## TO DO
Skip all pictures, then print the remaining material exactly.
^^^^
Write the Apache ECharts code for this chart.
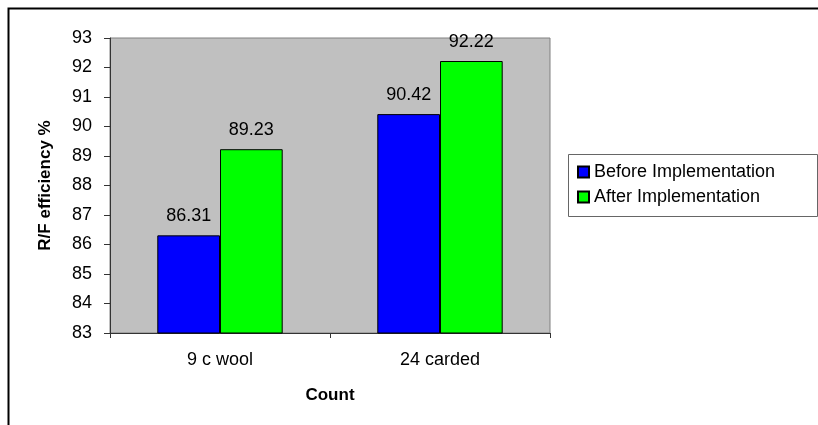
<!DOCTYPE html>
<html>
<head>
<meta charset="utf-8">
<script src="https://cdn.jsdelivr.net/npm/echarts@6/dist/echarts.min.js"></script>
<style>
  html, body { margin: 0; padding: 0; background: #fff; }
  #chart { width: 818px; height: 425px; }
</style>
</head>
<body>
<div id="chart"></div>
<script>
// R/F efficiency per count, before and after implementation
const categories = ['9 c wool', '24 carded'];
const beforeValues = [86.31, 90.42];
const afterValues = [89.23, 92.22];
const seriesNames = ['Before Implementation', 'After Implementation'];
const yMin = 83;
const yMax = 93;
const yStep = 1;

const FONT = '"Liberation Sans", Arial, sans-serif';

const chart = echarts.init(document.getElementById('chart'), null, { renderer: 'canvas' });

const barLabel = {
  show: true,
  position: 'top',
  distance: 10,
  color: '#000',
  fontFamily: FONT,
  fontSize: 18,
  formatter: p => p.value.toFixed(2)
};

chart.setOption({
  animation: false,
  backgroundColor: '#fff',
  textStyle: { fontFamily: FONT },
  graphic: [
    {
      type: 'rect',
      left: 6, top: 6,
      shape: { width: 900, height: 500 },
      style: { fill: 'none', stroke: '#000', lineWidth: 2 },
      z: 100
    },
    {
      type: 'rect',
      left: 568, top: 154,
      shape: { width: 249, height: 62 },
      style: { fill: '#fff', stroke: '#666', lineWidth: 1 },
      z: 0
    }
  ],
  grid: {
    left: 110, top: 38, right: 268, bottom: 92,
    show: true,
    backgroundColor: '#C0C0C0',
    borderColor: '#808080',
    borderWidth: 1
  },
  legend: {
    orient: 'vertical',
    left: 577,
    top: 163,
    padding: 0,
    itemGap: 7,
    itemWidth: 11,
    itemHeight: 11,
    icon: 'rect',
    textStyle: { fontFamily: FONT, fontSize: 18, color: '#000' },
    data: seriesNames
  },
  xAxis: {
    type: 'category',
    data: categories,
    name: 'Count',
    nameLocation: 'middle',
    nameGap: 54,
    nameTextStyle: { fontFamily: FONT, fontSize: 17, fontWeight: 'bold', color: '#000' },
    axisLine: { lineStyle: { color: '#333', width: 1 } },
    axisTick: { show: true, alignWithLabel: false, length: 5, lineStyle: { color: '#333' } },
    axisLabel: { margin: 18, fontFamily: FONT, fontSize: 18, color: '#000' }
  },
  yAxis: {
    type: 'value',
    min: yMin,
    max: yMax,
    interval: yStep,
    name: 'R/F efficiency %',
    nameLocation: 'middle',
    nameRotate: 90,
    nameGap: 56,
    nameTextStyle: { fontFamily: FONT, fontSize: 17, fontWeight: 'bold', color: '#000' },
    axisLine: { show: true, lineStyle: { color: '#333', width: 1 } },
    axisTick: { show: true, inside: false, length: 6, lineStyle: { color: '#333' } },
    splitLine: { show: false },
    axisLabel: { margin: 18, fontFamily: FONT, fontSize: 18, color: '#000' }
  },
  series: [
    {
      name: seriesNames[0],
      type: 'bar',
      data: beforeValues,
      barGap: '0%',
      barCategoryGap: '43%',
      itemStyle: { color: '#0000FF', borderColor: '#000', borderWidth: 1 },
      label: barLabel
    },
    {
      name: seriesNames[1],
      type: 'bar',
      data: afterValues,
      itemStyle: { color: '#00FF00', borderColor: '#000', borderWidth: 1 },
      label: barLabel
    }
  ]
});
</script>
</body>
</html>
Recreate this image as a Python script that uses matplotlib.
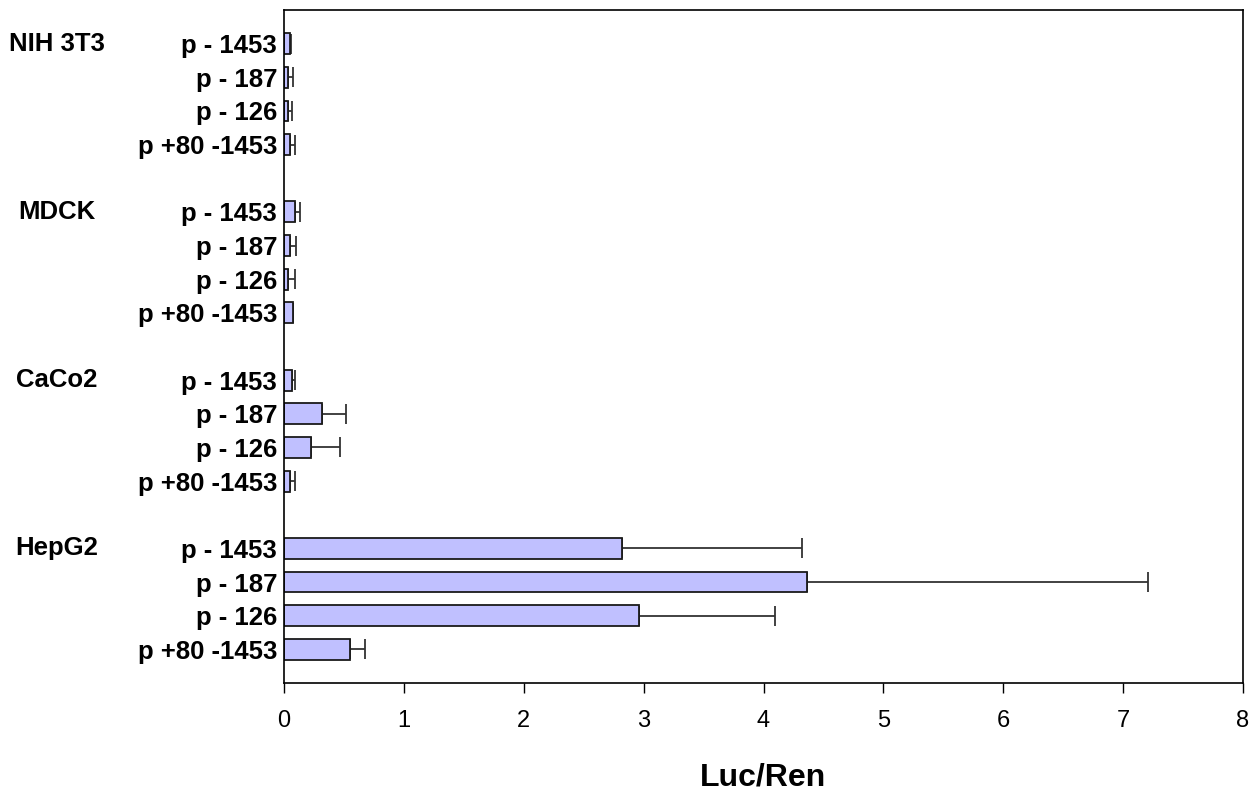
^^^^
## IN RESPONSE
Write the Apache ECharts code for this chart.
<!DOCTYPE html>
<html>
<head>
<meta charset="utf-8">
<script src="https://cdn.jsdelivr.net/npm/echarts@6/dist/echarts.min.js"></script>
<style>
  html, body { margin: 0; padding: 0; background: #fff; }
  #chart { width: 818px; height: 425px; }
</style>
</head>
<body>
<div id="chart"></div>
<script>
// R/F efficiency per count, before and after implementation
const categories = ['9 c wool', '24 carded'];
const beforeValues = [86.31, 90.42];
const afterValues = [89.23, 92.22];
const seriesNames = ['Before Implementation', 'After Implementation'];
const yMin = 83;
const yMax = 93;
const yStep = 1;

const FONT = '"Liberation Sans", Arial, sans-serif';

const chart = echarts.init(document.getElementById('chart'), null, { renderer: 'canvas' });

const barLabel = {
  show: true,
  position: 'top',
  distance: 10,
  color: '#000',
  fontFamily: FONT,
  fontSize: 18,
  formatter: p => p.value.toFixed(2)
};

chart.setOption({
  animation: false,
  backgroundColor: '#fff',
  textStyle: { fontFamily: FONT },
  graphic: [
    {
      type: 'rect',
      left: 6, top: 6,
      shape: { width: 900, height: 500 },
      style: { fill: 'none', stroke: '#000', lineWidth: 2 },
      z: 100
    },
    {
      type: 'rect',
      left: 568, top: 154,
      shape: { width: 249, height: 62 },
      style: { fill: '#fff', stroke: '#666', lineWidth: 1 },
      z: 0
    }
  ],
  grid: {
    left: 110, top: 38, right: 268, bottom: 92,
    show: true,
    backgroundColor: '#C0C0C0',
    borderColor: '#808080',
    borderWidth: 1
  },
  legend: {
    orient: 'vertical',
    left: 577,
    top: 163,
    padding: 0,
    itemGap: 7,
    itemWidth: 11,
    itemHeight: 11,
    icon: 'rect',
    textStyle: { fontFamily: FONT, fontSize: 18, color: '#000' },
    data: seriesNames
  },
  xAxis: {
    type: 'category',
    data: categories,
    name: 'Count',
    nameLocation: 'middle',
    nameGap: 54,
    nameTextStyle: { fontFamily: FONT, fontSize: 17, fontWeight: 'bold', color: '#000' },
    axisLine: { lineStyle: { color: '#333', width: 1 } },
    axisTick: { show: true, alignWithLabel: false, length: 5, lineStyle: { color: '#333' } },
    axisLabel: { margin: 18, fontFamily: FONT, fontSize: 18, color: '#000' }
  },
  yAxis: {
    type: 'value',
    min: yMin,
    max: yMax,
    interval: yStep,
    name: 'R/F efficiency %',
    nameLocation: 'middle',
    nameRotate: 90,
    nameGap: 56,
    nameTextStyle: { fontFamily: FONT, fontSize: 17, fontWeight: 'bold', color: '#000' },
    axisLine: { show: true, lineStyle: { color: '#333', width: 1 } },
    axisTick: { show: true, inside: false, length: 6, lineStyle: { color: '#333' } },
    splitLine: { show: false },
    axisLabel: { margin: 18, fontFamily: FONT, fontSize: 18, color: '#000' }
  },
  series: [
    {
      name: seriesNames[0],
      type: 'bar',
      data: beforeValues,
      barGap: '0%',
      barCategoryGap: '43%',
      itemStyle: { color: '#0000FF', borderColor: '#000', borderWidth: 1 },
      label: barLabel
    },
    {
      name: seriesNames[1],
      type: 'bar',
      data: afterValues,
      itemStyle: { color: '#00FF00', borderColor: '#000', borderWidth: 1 },
      label: barLabel
    }
  ]
});
</script>
</body>
</html>
Recreate this image as a Python script that uses matplotlib.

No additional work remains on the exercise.